The Bactra Review: Occasional and eclectic book reviews by Cosma Shalizi   6

Egil's Saga

attrib. Snorri Sturluson, circa 1230

translated with an introduction by Hermann Palsson and Paul Edwards

Penguin Books, 1976
This is one of the Icelandic sagas, which means appalling amounts of senseless violence and absolutely no sex --- I suspect the only reason the Moral Majority is not pushing them on the nation's imperilled youth is that the heroes are quite pagan. The squeamish may rest assured, however, that there is very little actual gore.

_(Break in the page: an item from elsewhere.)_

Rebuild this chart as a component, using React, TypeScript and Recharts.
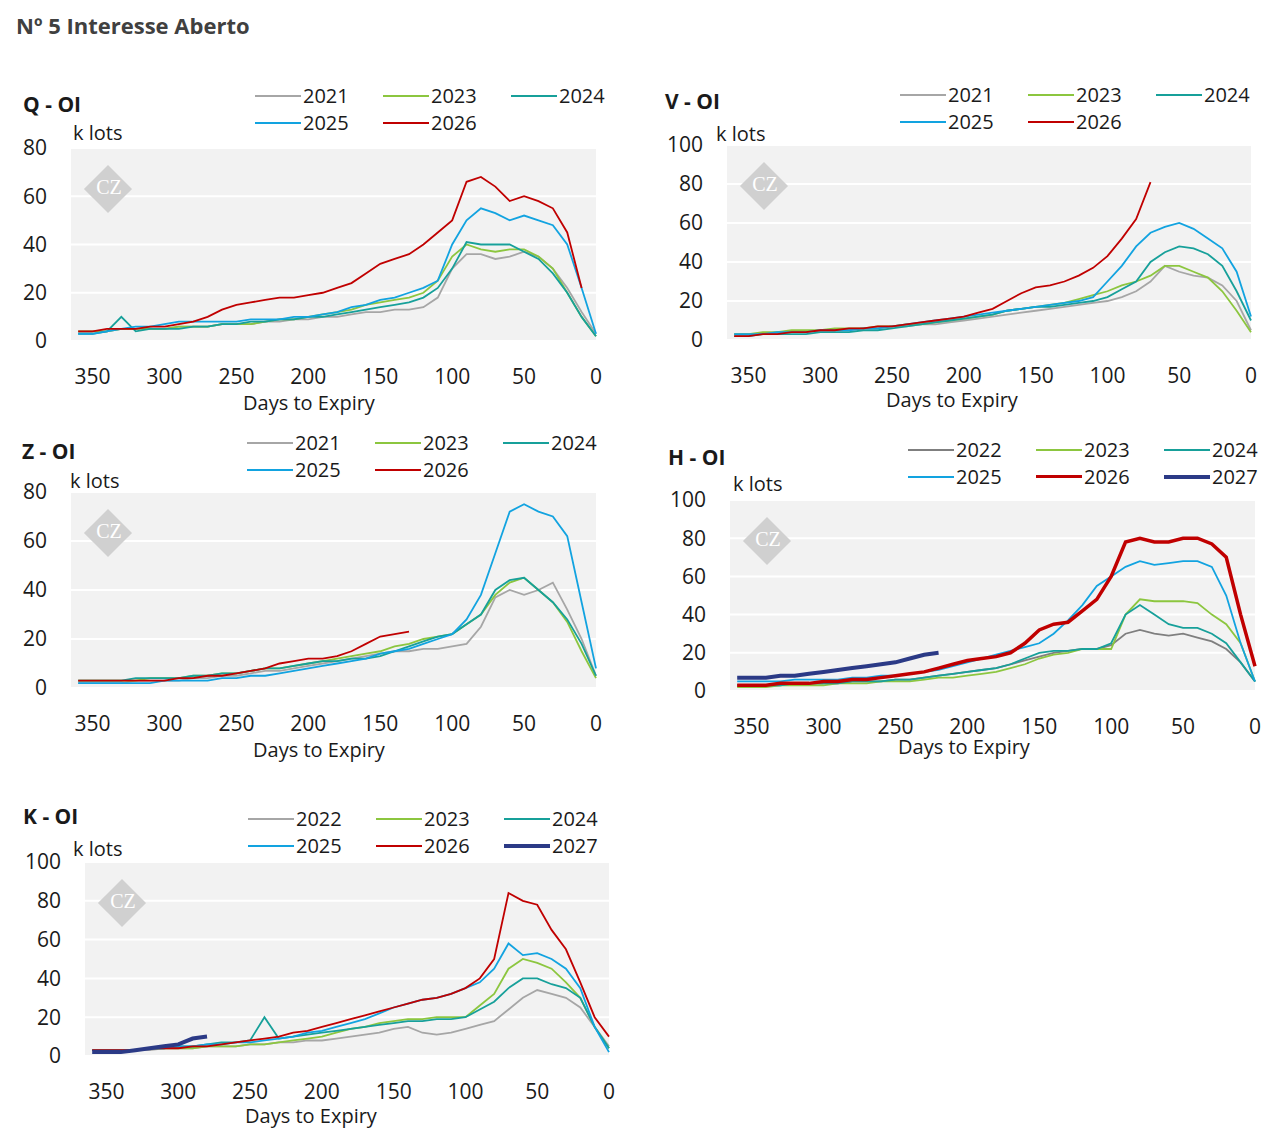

Egil's Saga covers five generations of Egil's family, starting with his grandfather in Norway, who seems to be a werewolf, and ending with Egil's grandchildren starting murderous fueds in Iceland. In between we have the family falling in and out of favor with the man who makes himself King of Norway, massacres of Finns, Viking raids in Denmark and the British Isles, massacres of Norwegians, Egil committing his first murder at the age of eight (precocious, even in the sagas), massacres of Danes, Egil serving as a mercenary with the English against the Scots, massacres of Scots, the family emigrating to Iceland, three or four coup d'etat in Norway, Egil's poetry (vainglorious, but curiously strong in translation), Egil retiring with his wealth to the life of a domineering, conniving, aggressive poetry-spouting rich farmer in Iceland, and enough retail murders to add up to another wholesale massacre.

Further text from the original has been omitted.